Thursday, February 07, 2013

Atheists, Autism, Empathy

Epiphenom: Atheists lack empathy and understanding

I had the opportunity to have a rather long discussion with an atheist heading up to St Paul to support 2nd amendment rights this week. Although wide ranging, that discussion focused on the potential for having a written constitution that is held sacred as the basis for a republican vs mob based government when much of the population is non-religious, agnostic or atheist. My view is no, it hasn't been done and it can't be done with human beings at the level of development we will be at for 100's of K of years. The atheist would of course love it to be possible, but understood that it hasn't been done in history, so we are on completely new ground in attempting it -- and as evidenced by the attack on the 2nd amendment in MN, we are losing at present.

Having a history in technology, I am very familiar from a personal POV of both the systemizing strength and the interpersonal / empathy weakness of computer geeks. It is a stereotype, but like all stereotypes, it is not without a good deal of truth. "People die, get over it" is very close to the actual felt sentiment of many high tech computer people when faced with the reality of death -- death is real, but they can't see any "logical way" that it can be dealt with other than just "getting through it". They are generally smart enough to intellectually know that they need to "hide out" and try to at least act like they understand the feelings when in the presence of the recently deceased and loved ones, but generally, it is even harder for them than for most folks to find any words to relate to the other living and grieving -- they often "feel fake". Not that everyone doesn't, it is just on that range of feeling they are on the "very fake" side of the curve.
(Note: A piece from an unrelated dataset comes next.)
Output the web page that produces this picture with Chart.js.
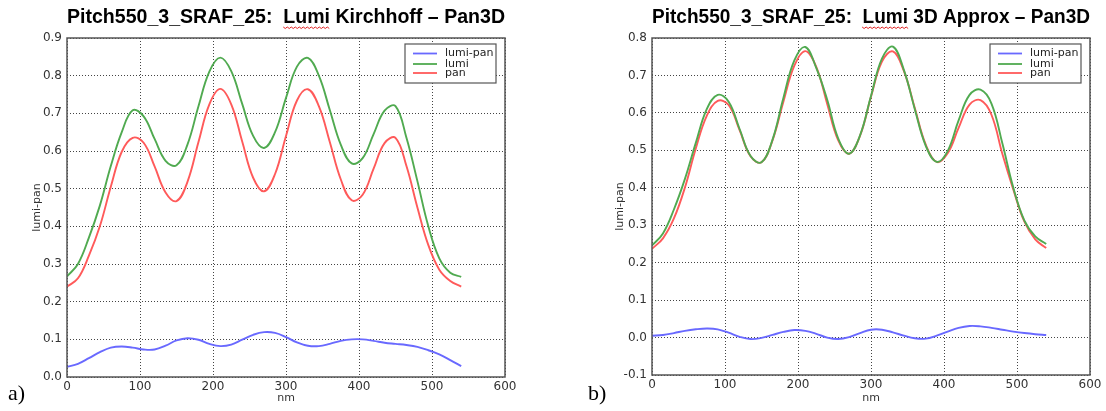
<!DOCTYPE html>
<html>
<head>
<meta charset="utf-8">
<script src="https://cdn.jsdelivr.net/npm/chart.js@4.4.1/dist/chart.umd.min.js"></script>
<style>
  html, body { margin: 0; padding: 0; background: #fff; }
  #wrap { position: relative; width: 1106px; height: 411px; overflow: hidden; }
  .box { position: absolute; top: 0; width: 553px; height: 411px; }
  .tag { position: absolute; top: 380px; font-family: 'Liberation Serif', 'Times New Roman', serif; font-size: 22px; color: #000; }
</style>
</head>
<body>
<div id="wrap">
  <div class="box" style="left:0"><canvas id="chartA" width="553" height="411"></canvas></div>
  <div class="box" style="left:553px"><canvas id="chartB" width="553" height="411"></canvas></div>
  <div class="tag" style="left:8px">a)</div>
  <div class="tag" style="left:588px">b)</div>
</div>
<script>
// x positions (nm)
const nm = [0, 15, 30, 45, 60, 75, 90, 105, 120, 135, 150, 165, 180, 195, 210, 225, 240, 255, 270,
            285, 300, 315, 330, 345, 360, 375, 390, 405, 420, 435, 450, 465, 480, 495, 510, 525, 540];

// a) Lumi Kirchhoff vs Pan3D
const kirchDiff = [0.027, 0.035, 0.050, 0.066, 0.078, 0.081, 0.078, 0.073, 0.073, 0.083, 0.097, 0.103, 0.099,
                   0.088, 0.082, 0.086, 0.099, 0.112, 0.119, 0.117, 0.106, 0.092, 0.083, 0.082, 0.088, 0.096,
                   0.100, 0.100, 0.096, 0.091, 0.088, 0.085, 0.080, 0.071, 0.060, 0.045, 0.029];
const kirchLumi = [0.267, 0.300, 0.370, 0.455, 0.560, 0.650, 0.708, 0.692, 0.632, 0.574, 0.562, 0.617, 0.718,
                   0.811, 0.848, 0.812, 0.725, 0.640, 0.608, 0.650, 0.741, 0.824, 0.847, 0.800, 0.709, 0.617,
                   0.567, 0.581, 0.645, 0.707, 0.719, 0.635, 0.520, 0.400, 0.315, 0.277, 0.266];
const kirchPan  = [0.240, 0.262, 0.322, 0.400, 0.505, 0.598, 0.635, 0.622, 0.559, 0.490, 0.467, 0.518, 0.623,
                   0.724, 0.765, 0.724, 0.625, 0.529, 0.493, 0.539, 0.640, 0.734, 0.764, 0.719, 0.624, 0.525,
                   0.469, 0.484, 0.553, 0.621, 0.635, 0.560, 0.450, 0.350, 0.285, 0.255, 0.240];

// b) Lumi 3D Approx vs Pan3D
const approxDiff = [0.005, 0.007, 0.012, 0.018, 0.022, 0.024, 0.022, 0.013, 0.002, -0.004, -0.001, 0.007, 0.015,
                    0.020, 0.018, 0.010, 0.000, -0.004, 0.001, 0.012, 0.021, 0.021, 0.014, 0.005, -0.002, -0.003,
                    0.005, 0.016, 0.026, 0.031, 0.030, 0.026, 0.021, 0.016, 0.012, 0.009, 0.007];
const approxLumi = [0.246, 0.278, 0.342, 0.423, 0.520, 0.610, 0.648, 0.630, 0.557, 0.485, 0.468, 0.528, 0.640,
                    0.740, 0.776, 0.720, 0.635, 0.532, 0.491, 0.540, 0.645, 0.745, 0.777, 0.715, 0.610, 0.512,
                    0.469, 0.498, 0.580, 0.648, 0.662, 0.625, 0.518, 0.400, 0.313, 0.270, 0.250];
const approxPan  = [0.237, 0.265, 0.318, 0.400, 0.505, 0.592, 0.632, 0.621, 0.554, 0.484, 0.468, 0.526, 0.630,
                    0.726, 0.765, 0.723, 0.624, 0.527, 0.491, 0.539, 0.643, 0.737, 0.764, 0.712, 0.613, 0.515,
                    0.469, 0.492, 0.560, 0.622, 0.634, 0.595, 0.490, 0.395, 0.310, 0.262, 0.239];

const seriesNames = ['lumi-pan', 'lumi', 'pan'];
const seriesColors = ['rgb(105,105,255)', 'rgb(80,170,80)', 'rgb(255,90,90)'];

const titlePrefix = 'Pitch550_3_SRAF_25:  ';
const titleFont = { family: 'Liberation Sans', size: 20, weight: 'bold', lineHeight: 1.2 };

// frame box, inset legend and the red spell-check squiggle under "Lumi"
const framePlugin = {
    id: 'framePlugin',
    afterDraw(chart) {
        const ctx = chart.ctx;
        const a = chart.chartArea;
        ctx.save();
        ctx.strokeStyle = '#555';
        ctx.lineWidth = 1.5;
        ctx.strokeRect(a.left, a.top, a.right - a.left, a.bottom - a.top);

        // legend
        const w = 91, h = 39;
        const x0 = a.right - 9 - w, y0 = a.top + 6;
        ctx.fillStyle = '#fff';
        ctx.fillRect(x0, y0, w, h);
        ctx.lineWidth = 1.2;
        ctx.strokeStyle = '#555';
        ctx.strokeRect(x0, y0, w, h);
        const rows = [9.5, 20, 29];
        ctx.font = '11px "DejaVu Sans"';
        ctx.textBaseline = 'middle';
        chart.data.datasets.forEach((ds, i) => {
            const y = y0 + rows[i];
            ctx.strokeStyle = ds.borderColor;
            ctx.lineWidth = 1.8;
            ctx.beginPath();
            ctx.moveTo(x0 + 8, y);
            ctx.lineTo(x0 + 32, y);
            ctx.stroke();
            ctx.fillStyle = '#222';
            ctx.fillText(ds.label, x0 + 40, y);
        });

        // squiggle
        const t = chart.options.plugins.title;
        ctx.font = 'bold 20px "Liberation Sans"';
        const full = ctx.measureText(t.text).width;
        const pre = ctx.measureText(titlePrefix).width;
        const lw = ctx.measureText('Lumi').width;
        const cx = (a.left + a.right) / 2;
        const sx = cx - full / 2 + pre;
        const sy = 27;
        ctx.strokeStyle = '#e02020';
        ctx.lineWidth = 1;
        ctx.beginPath();
        ctx.moveTo(sx, sy);
        for (let k = 0; 2 * (k + 1) <= lw; k++) {
            ctx.lineTo(sx + 2 * (k + 1), sy + (k % 2 === 0 ? 1.5 : 0));
        }
        ctx.stroke();
        ctx.restore();
    }
};

function makeChart(id, titleText, diff, lumi, pan, yMin, yMax, yWidth, yTitlePad, padRight, xHeight) {
    const ctx = document.getElementById(id).getContext('2d');
    const values = [diff, lumi, pan];
    return new Chart(ctx, {
        type: 'line',
        data: {
            datasets: values.map((v, i) => ({
                label: seriesNames[i],
                data: nm.map((x, k) => ({ x: x, y: v[k] })),
                borderColor: seriesColors[i],
                borderWidth: 1.9,
                pointRadius: 0,
                fill: false,
                tension: 0.4
            }))
        },
        options: {
            responsive: false,
            animation: false,
            events: [],
            layout: {
                padding: { left: 0, right: padRight, top: 0, bottom: 0 }
            },
            scales: {
                x: {
                    type: 'linear',
                    min: 0,
                    max: 600,
                    afterFit: (s) => { s.height = xHeight; },
                    ticks: {
                        stepSize: 100,
                        autoSkip: false,
                        maxRotation: 0,
                        padding: 3,
                        color: '#333',
                        font: { family: 'DejaVu Sans', size: 12 }
                    },
                    grid: { color: '#444', lineWidth: 1, drawTicks: false },
                    border: { display: false, dash: [1, 2] },
                    title: {
                        display: true,
                        text: 'nm',
                        color: '#333',
                        font: { family: 'DejaVu Sans', size: 11 },
                        padding: { top: 0, bottom: 6 }
                    }
                },
                y: {
                    type: 'linear',
                    min: yMin,
                    max: yMax,
                    afterFit: (s) => { s.width = yWidth; },
                    ticks: {
                        stepSize: 0.1,
                        autoSkip: false,
                        padding: 5,
                        color: '#333',
                        font: { family: 'DejaVu Sans', size: 12 },
                        callback: (v) => v.toFixed(1)
                    },
                    grid: { color: '#444', lineWidth: 1, drawTicks: false },
                    border: { display: false, dash: [1, 2] },
                    title: {
                        display: true,
                        text: 'lumi-pan',
                        color: '#333',
                        font: { family: 'DejaVu Sans', size: 11 },
                        padding: { top: yTitlePad, bottom: 0 }
                    }
                }
            },
            plugins: {
                legend: { display: false },
                tooltip: { enabled: false },
                title: {
                    display: true,
                    fullSize: false,
                    text: titleText,
                    color: '#000',
                    font: titleFont,
                    padding: { top: 5, bottom: 9 }
                }
            }
        },
        plugins: [framePlugin]
    });
}

makeChart('chartA', titlePrefix + 'Lumi Kirchhoff \u2013 Pan3D',
          kirchDiff, kirchLumi, kirchPan, 0, 0.9, 67, 31, 48, 34);
makeChart('chartB', titlePrefix + 'Lumi 3D Approx \u2013 Pan3D',
          approxDiff, approxLumi, approxPan, -0.1, 0.8, 99, 61, 16, 36);
</script>
</body>
</html>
So atheism makes sense to them. Maybe THAT is why they are different -- they are just smarter than other people, have a better intellectual grasp of the REAL world, so being an atheist allows them a framework in which to explain their difference in what they see as a positive way. It does at least sound more intellectually appealing than "unfeeling lost geek".

My background is that the "road to Damascus" experience for a tech geek is likely to be a slowly dawning realization that all human understanding, especially the arid tech science geek "if I can't measure it, it doesn't exist" brand, is very and extremely sadly limited. Having gone through that conversion, I can also say that it is painful -- it is so much easier for a technically oriented brain to reduce all discussions to "just the facts ma'am" and seem to often "win" on materialist points, while sadly losing big on the interpersonal and I believe eternal tally. Hell is probably loaded with really super smart technicians.

So I'm a passable technician, a lousy human, and an extremely needy likely to be bare last on St Peter's list at heaven's gate at best. But a tiny ray of hope is WAY better than being without hope!



1 comment:

  1. This is a good post. I like your comment about: "if I can't measure it, it doesn't exist" brand, is very and extremely sadly limited."

    The older I get, the more I have come to the realization that all people lead irrational lives and/or lives based on chasing the things that can't be measured exactly. Everyone is chasing faith, love, and hope. As Paul said in 1st Corinthians, these three things remain, faith, love and hope and the greatest of these is love.

    Nobody ever leads a life based exclusively on reason and rational choices.